Why "agent-led" governance breaks
Autonomous agents are excellent at the mechanical parts of governance: scanning schemas, suggesting classifications, drafting definitions, detecting anomalies. They are poor at the judgment parts: deciding which data is genuinely critical to the business, who is accountable when it breaks, what risk is acceptable for a given use case, and how a definition should change when the business changes.
When organizations hand judgment work to agents, three failure modes appear within a quarter:
- Plausible but wrong metadata — agents confidently misclassify ambiguous fields, and downstream pipelines inherit the error.
- Accountability vacuum — when an audit question lands, nobody owns the answer because "the system" generated it.
- Steward atrophy — the people who used to hold the institutional knowledge stop being asked, and within a year that knowledge is gone.
The People-First model
A People-First AI operating model inverts the relationship. Stewards lead; agents amplify.

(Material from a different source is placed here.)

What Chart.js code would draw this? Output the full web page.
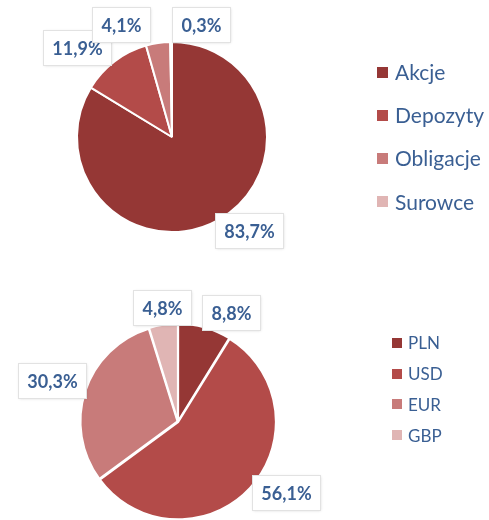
<!DOCTYPE html>
<html>
<head>
<meta charset="utf-8">
<script src="https://cdn.jsdelivr.net/npm/chart.js@4.4.0/dist/chart.umd.min.js"></script>
<style>
html, body { margin: 0; padding: 0; background: #fff; }
#wrap { position: relative; width: 489px; height: 520px; }
.part { position: absolute; left: 0; width: 489px; height: 260px; }
</style>
</head>
<body>
<div id="wrap">
  <div class="part" style="top:0"><canvas id="assetChart" width="489" height="260"></canvas></div>
  <div class="part" style="top:260px"><canvas id="currencyChart" width="489" height="260"></canvas></div>
</div>
<script>
// Struktura aktywów (%)
const assetLabels = ['Akcje', 'Depozyty', 'Obligacje', 'Surowce'];
const assetShares = [83.7, 11.9, 4.1, 0.3];

// Struktura walutowa (%)
const currencyLabels = ['PLN', 'USD', 'EUR', 'GBP'];
const currencyShares = [8.8, 56.1, 30.3, 4.8];

const sliceColors = ['#953735', '#B34B49', '#C87B7A', '#E0B5B4'];
const textBlue = '#3A5F93';

// value boxes next to the slices + legend on the right
const pieDecor = {
    id: 'pieDecor',
    afterDraw(chart, args, opts) {
        const ctx = chart.ctx;
        const meta = chart.getDatasetMeta(0);
        const values = chart.data.datasets[0].data;
        const colors = chart.data.datasets[0].backgroundColor;

        ctx.save();
        ctx.font = 'bold 18px Lato';
        ctx.textAlign = 'center';
        ctx.textBaseline = 'middle';
        meta.data.forEach((arc, i) => {
            const p = arc.getProps(['x', 'y', 'startAngle', 'endAngle', 'outerRadius'], true);
            const mid = (p.startAngle + p.endAngle) / 2;
            const dx = Math.cos(mid);
            const dy = Math.sin(mid);
            const text = values[i].toFixed(1).replace('.', ',') + '%';
            const w = Math.round(ctx.measureText(text).width) + 18;
            const h = 35;
            const r = p.outerRadius + opts.gap;
            const nudge = opts.nudge[i] || [0, 0];
            const cx = p.x + dx * r + dx * w / 2 + nudge[0];
            const cy = p.y + dy * r + dy * h / 2 + nudge[1];
            const bx = Math.round(cx - w / 2) + 0.5;
            const by = Math.round(cy - h / 2) + 0.5;

            ctx.shadowColor = 'rgba(0,0,0,0.2)';
            ctx.shadowBlur = 3;
            ctx.fillStyle = '#fff';
            ctx.fillRect(bx, by, w, h);
            ctx.shadowColor = 'transparent';
            ctx.strokeStyle = '#E2E2E2';
            ctx.lineWidth = 1;
            ctx.strokeRect(bx, by, w, h);
            ctx.fillStyle = textBlue;
            ctx.fillText(text, bx + w / 2, by + h / 2 + 1);
        });

        const lg = opts.legend;
        ctx.font = lg.font + 'px Lato';
        ctx.textAlign = 'left';
        chart.data.labels.forEach((name, i) => {
            const y = lg.y + i * lg.step;
            ctx.fillStyle = colors[i];
            ctx.fillRect(lg.x, Math.round(y - lg.box / 2), lg.box, lg.box);
            ctx.fillStyle = textBlue;
            ctx.fillText(name, lg.textX, y + 1);
        });
        ctx.restore();
    }
};

function makePie(id, labels, values, cfg) {
    return new Chart(document.getElementById(id), {
        type: 'pie',
        data: {
            labels: labels,
            datasets: [{
                data: values,
                backgroundColor: sliceColors,
                borderColor: '#fff',
                borderWidth: 2,
                offset: cfg.offset,
                radius: cfg.radius
            }]
        },
        options: {
            responsive: false,
            animation: false,
            layout: { padding: cfg.padding },
            plugins: {
                legend: { display: false },
                tooltip: { enabled: false },
                pieDecor: cfg.decor
            }
        },
        plugins: [pieDecor]
    });
}

makePie('assetChart', assetLabels, assetShares, {
    offset: 0,
    radius: 95,
    padding: { left: 72, right: 217, top: 37, bottom: 23 },
    decor: {
        gap: 6,
        nudge: [[11, -10], [-13, 5], [-32, 5], [30, 6]],
        legend: { x: 377, box: 11, textX: 395, y: 72, step: 43.3, font: 21 }
    }
});

makePie('currencyChart', currencyLabels, currencyShares, {
    offset: 2,
    radius: 97,
    padding: { left: 83, right: 216, top: 66, bottom: 3 },
    decor: {
        gap: 6,
        nudge: [[17, 7], [7, -11], [4, -3], [4, 5]],
        legend: { x: 392, box: 10, textX: 408, y: 83, step: 30.7, font: 17 }
    }
});
</script>
</body>
</html>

- Stewards set the policy. Definitions, ownership, criticality, and acceptable-use rules are human decisions, captured in a governed catalog.
- Agents do the heavy lifting. Classification proposals, lineage inference, DQ rule generation, and impact analysis are drafted by agents and reviewed by stewards before they become policy.
- Every agent action is attributable. Logs link every automated change back to the policy and the human who approved it.
- Stewards' time shifts up the value chain. Less manual cataloguing, more cross-domain alignment, exception handling, and business engagement.
What changes in the org chart
The People-First model doesn't eliminate roles — it raises the bar. Stewards become product owners for their data domains, fluent in both the business and the AI tooling that supports them. Governance leads stop measuring how many fields are documented and start measuring how quickly stewards can respond to a new business question.
The organizations that get this right will outpace the ones chasing full automation. AI without accountable humans is a liability with a faster clock speed. AI with accountable humans is the operating model the next decade of data work will run on.